Great players can continually surprise and delight listeners and other musicians by varying their phrase length and by varying where they start and end their phrases rhythmically. But phrase length often actually is somewhat of a stealthy phenomenon.
On a deeper level, phrase length is often a very subtle detail that musicians and listeners don’t often consciously think about or notice. But a phrase’s length, starting point, and ending point all have a great subconscious impact on the flow of the music, and therefore influence the emotional imprint of the music. Part of the freedom, joy, excitement, looseness, and fluidity of jazz music comes from asymmetrical phrasing that liberates performers and listeners from feeling boxed in by rigid, repetitive phrase structures.
You can achieve variety in your phrasing by starting and ending lines on different beats within a given measure; in other words, don’t always start and end your phrases on beats 1 and 3, for example.
Likewise, become aware of and then try to consciously vary your phrase length. Instead of always playing 2, 4, 8, 16 etc. measure phrases, try playing phrases that are 1, 3, 5, 7, 11, or even 1.5, 3.25, 5.75 bars long. At first you will have to consciously think about and practice varying your phrase length, but as you grow and advance as a player, it will become more natural and automatic. You’ll develop a more complex, subtle, and expressive approach to musical phraseology – you’ll start to hear (imagine, invent, create) varied phrases with organic ease. But you have to think about it and practice it with awareness and focused attention first.
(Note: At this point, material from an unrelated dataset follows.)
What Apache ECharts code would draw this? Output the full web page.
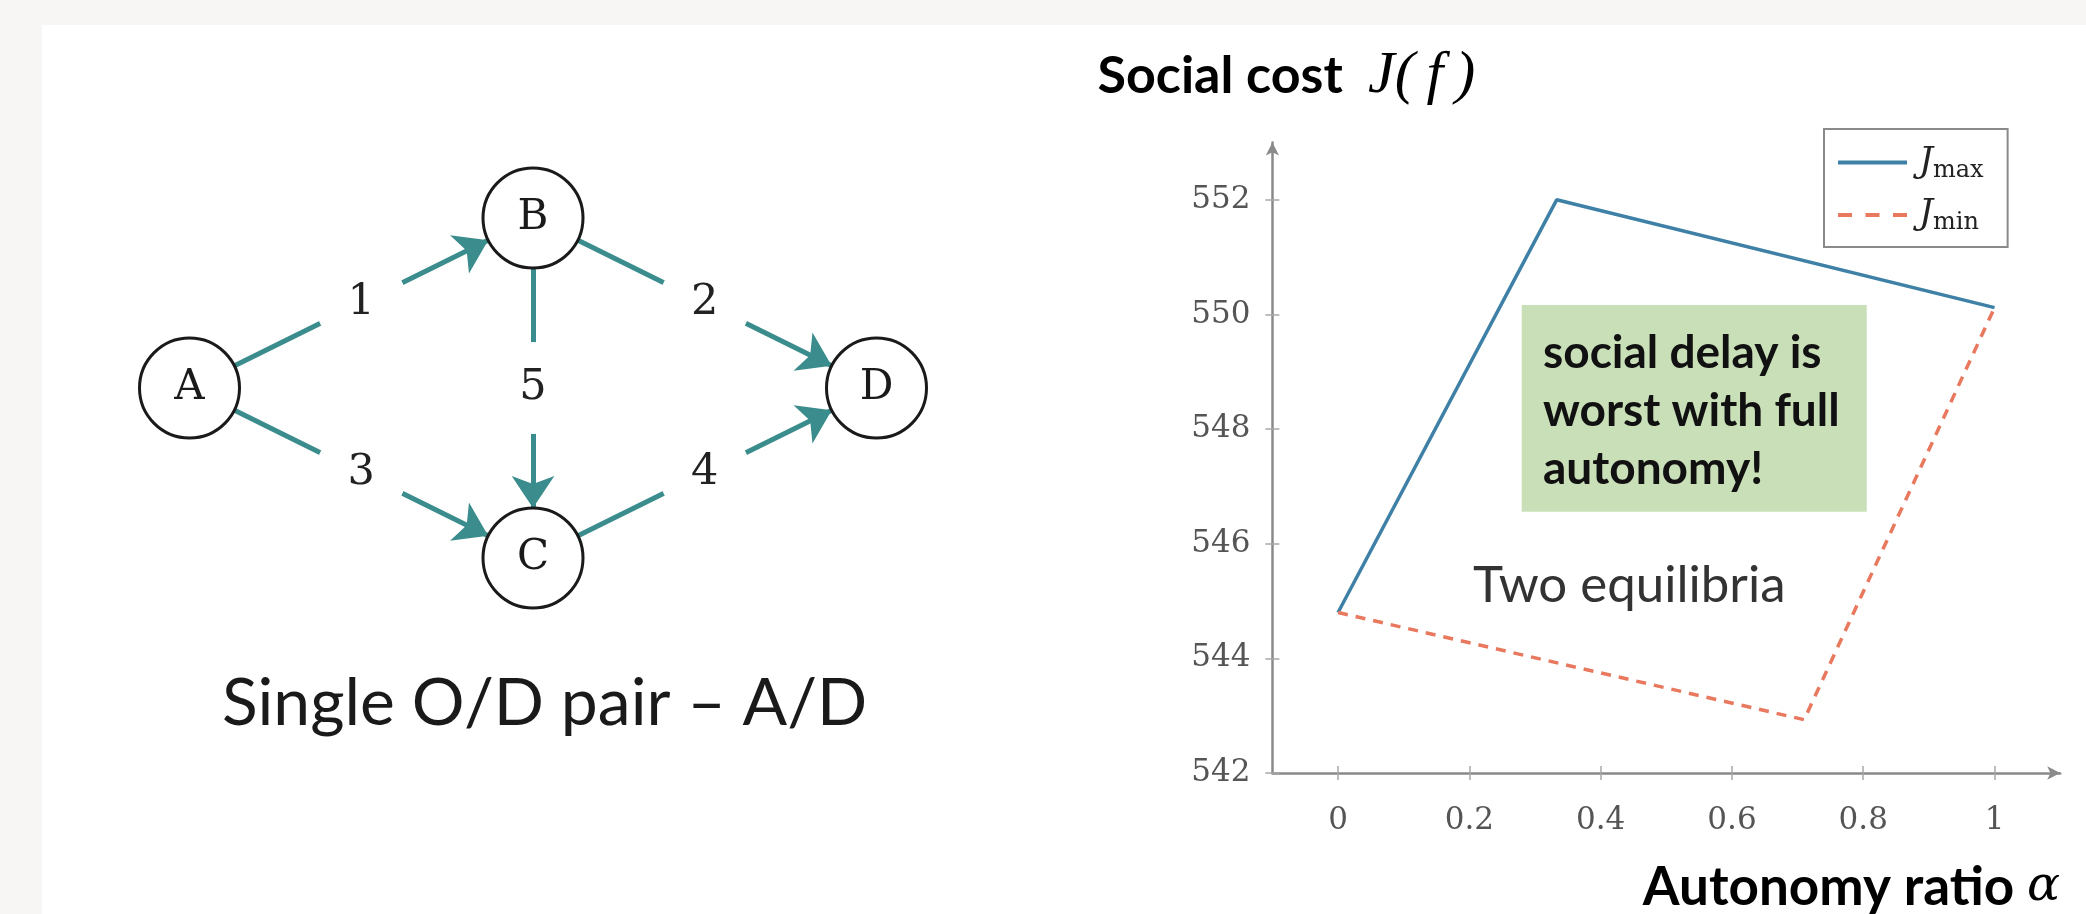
<!DOCTYPE html>
<html><head><meta charset="utf-8">
<script src="https://cdn.jsdelivr.net/npm/echarts@6/dist/echarts.min.js"></script>
<style>html,body{margin:0;padding:0;background:#f7f6f4;overflow:hidden}#c{width:2086px;height:914px}</style>
</head><body><div id="c"></div>
<script>
// ---------- data ----------
const alphaTicks = [0, 0.2, 0.4, 0.6, 0.8, 1];
const costTicks = [542, 544, 546, 548, 550, 552];
const alphaMax = [0, 0.333, 1];
const costMax = [544.8, 552.0, 550.12];
const alphaMin = [0, 0.71, 1];
const costMin = [544.8, 542.93, 550.12];

// network diagram (abstract layout coordinates)
const nodeNames = ['A', 'B', 'C', 'D'];
const nodeX = [0, 1, 1, 2];
const nodeY = [0, 1, -1, 0];
const linkSource = ['A', 'B', 'A', 'C', 'B'];
const linkTarget = ['B', 'D', 'C', 'D', 'C'];
const linkLabel = ['1', '2', '3', '4', '5'];

// ---------- build ----------
const zip = (a, b) => a.map((v, i) => [v, b[i]]);
const nodeIndex = n => nodeNames.indexOf(n);
const nodes = nodeNames.map((n, i) => ({ name: n, value: [nodeX[i], nodeY[i]] }));
const links = linkSource.map((s, i) => ({ source: s, target: linkTarget[i] }));
const mids = linkSource.map((s, i) => {
  const a = nodeIndex(s), b = nodeIndex(linkTarget[i]);
  return { name: linkLabel[i], value: [(nodeX[a] + nodeX[b]) / 2, (nodeY[a] + nodeY[b]) / 2] };
});

const TEAL = '#3b8c8c';
const BLUE = '#3e80a6';
const RED = '#e8785e';
const serif = 'DejaVu Serif';
const sans = 'Lato';
const tickStyle = { color: '#a8a8a8', width: 1.5 };

const chart = echarts.init(document.getElementById('c'), null, { renderer: 'canvas' });
chart.setOption({
  animation: false,
  backgroundColor: '#f7f6f4',
  grid: [
    { left: 1272.4, right: 25.8, top: 142.5, bottom: 131 },
    { left: 189.5, top: 218, width: 687, height: 340 }
  ],
  xAxis: [
    {
      gridIndex: 0, type: 'value', min: -0.1, max: 1.1,
      name: '{a|Autonomy ratio }{b|α}', nameLocation: 'end', nameGap: 0,
      nameTextStyle: {
        align: 'right', verticalAlign: 'top', padding: [88, 0, 0, 0],
        rich: {
          a: { fontFamily: sans, fontWeight: 'bold', fontSize: 53, color: '#000' },
          b: { fontFamily: serif, fontStyle: 'italic', fontSize: 49, color: '#000' }
        }
      },
      axisLine: { show: true, onZero: false, lineStyle: { color: '#8a8a8a', width: 2.5 }, symbol: ['none', 'arrow'], symbolSize: [10, 13] },
      axisTick: { show: true, customValues: alphaTicks, length: 7, lineStyle: tickStyle },
      axisLabel: { customValues: alphaTicks, fontFamily: serif, fontSize: 31, color: '#555', margin: 32 },
      splitLine: { show: false }
    },
    {
      gridIndex: 0, type: 'value', min: -0.1, max: 1.1, position: 'bottom',
      axisLine: { show: false, onZero: false },
      axisTick: { show: true, inside: true, customValues: alphaTicks, length: 7, lineStyle: tickStyle },
      axisLabel: { show: false }, splitLine: { show: false }
    },
    { gridIndex: 1, type: 'value', min: 0, max: 2, show: false }
  ],
  yAxis: [
    {
      gridIndex: 0, type: 'value', min: 542, max: 553,
      name: '{a|Social cost  }{b|J(\u2009f\u2009)}', nameLocation: 'end', nameGap: 36,
      nameTextStyle: {
        align: 'center', verticalAlign: 'bottom', padding: [0, 0, 0, 28],
        rich: {
          a: { fontFamily: sans, fontWeight: 'bold', fontSize: 52, color: '#000' },
          b: { fontFamily: 'Liberation Serif', fontStyle: 'italic', fontSize: 60, color: '#000' }
        }
      },
      axisLine: { show: true, onZero: false, lineStyle: { color: '#8a8a8a', width: 2.5 }, symbol: ['none', 'arrow'], symbolSize: [10, 13] },
      axisTick: { show: true, customValues: costTicks, length: 7, lineStyle: tickStyle },
      axisLabel: { customValues: costTicks, fontFamily: serif, fontSize: 31, color: '#555', margin: 22 },
      splitLine: { show: false }
    },
    {
      gridIndex: 0, type: 'value', min: 542, max: 553, position: 'left',
      axisLine: { show: false, onZero: false },
      axisTick: { show: true, inside: true, customValues: costTicks, length: 7, lineStyle: tickStyle },
      axisLabel: { show: false }, splitLine: { show: false }
    },
    { gridIndex: 1, type: 'value', min: -1, max: 1, show: false }
  ],
  legend: {
    orient: 'vertical', left: 1824, top: 129,
    padding: [16, 24, 12, 14], itemWidth: 69, itemHeight: 4, itemGap: 15,
    borderColor: '#8a8a8a', borderWidth: 2, backgroundColor: '#fff',
    selectedMode: false,
    data: [
      { name: 'Jmax', icon: 'path://M0,0h69v4h-69z' },
      { name: 'Jmin', icon: 'path://M0,0h14v4h-14z M27.5,0h14v4h-14z M55,0h14v4h-14z' }
    ],
    formatter: n => n === 'Jmax' ? '{j|J}{s|max}' : '{j|J}{s|min}',
    textStyle: {
      rich: {
        j: { fontFamily: serif, fontStyle: 'italic', fontSize: 35, color: '#222', lineHeight: 34, padding: [0, 0, 0, 7] },
        s: { fontFamily: serif, fontSize: 24, color: '#222', padding: [16, 0, 0, 0] }
      }
    }
  },
  graphic: [
    { type: 'rect', z: -10, shape: { x: 42, y: 25, width: 2044, height: 889 }, style: { fill: '#ffffff' } },
    { type: 'rect', shape: { x: 1521.7, y: 305, width: 345, height: 206.7 }, style: { fill: '#c8dfb8' } },
    { type: 'text', x: 1543, y: 411, style: { text: 'social delay is\nworst with full\nautonomy!', fontFamily: sans, fontWeight: 'bold', fontSize: 46, lineHeight: 58, fill: '#111', verticalAlign: 'middle' } },
    { type: 'text', x: 1473, y: 586, style: { text: 'Two equilibria', fontFamily: sans, fontSize: 51, fill: '#333', verticalAlign: 'middle' } },
    { type: 'text', x: 222, y: 704, style: { text: 'Single O/D pair \u2013 A/D', fontFamily: sans, fontSize: 66, fill: '#1a1a1a', verticalAlign: 'middle' } }
  ],
  series: [
    {
      type: 'line', name: 'Jmax', xAxisIndex: 0, yAxisIndex: 0,
      data: zip(alphaMax, costMax), symbol: 'none',
      lineStyle: { color: BLUE, width: 3.5 }, itemStyle: { color: BLUE }, z: 3
    },
    {
      type: 'line', name: 'Jmin', xAxisIndex: 0, yAxisIndex: 0,
      data: zip(alphaMin, costMin), symbol: 'none',
      lineStyle: { color: RED, width: 3.5, type: [10, 8] }, itemStyle: { color: RED }, z: 3
    },
    {
      type: 'graph', coordinateSystem: 'cartesian2d', xAxisIndex: 2, yAxisIndex: 2,
      symbol: 'circle', symbolSize: 100, silent: true,
      itemStyle: { color: '#fff', borderColor: '#1a1a1a', borderWidth: 3 },
      label: { show: true, position: 'inside', fontFamily: serif, fontSize: 42, color: '#1a1a1a', formatter: p => p.name },
      edgeSymbol: ['none', 'arrow'], edgeSymbolSize: 32,
      lineStyle: { color: TEAL, width: 5, opacity: 1, curveness: 0 },
      data: nodes, links: links, z: 2
    },
    {
      type: 'scatter', xAxisIndex: 2, yAxisIndex: 2, silent: true,
      symbol: 'circle', symbolSize: 92, itemStyle: { color: '#fff', opacity: 1 },
      label: { show: true, position: 'inside', fontFamily: serif, fontSize: 43, color: '#222', formatter: p => p.name },
      data: mids, z: 3
    }
  ]
});
</script></body></html>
And, as always, pay close attention to the various phrase lengths your favorite jazz musicians use for some cues and inspiration.
Here’s an example of a 12-bar blues in F phrases starting on different parts of the beat and the bar:
And here’s an example of a II-V7-I line (in F major) that has been rhythmically displaced and transformed to start on every possible 8th note beat in the first measure:
Happy practicing, and I hope you’re now inspired to think about, listen to, and practice rhythmic phrasing with more depth and variety!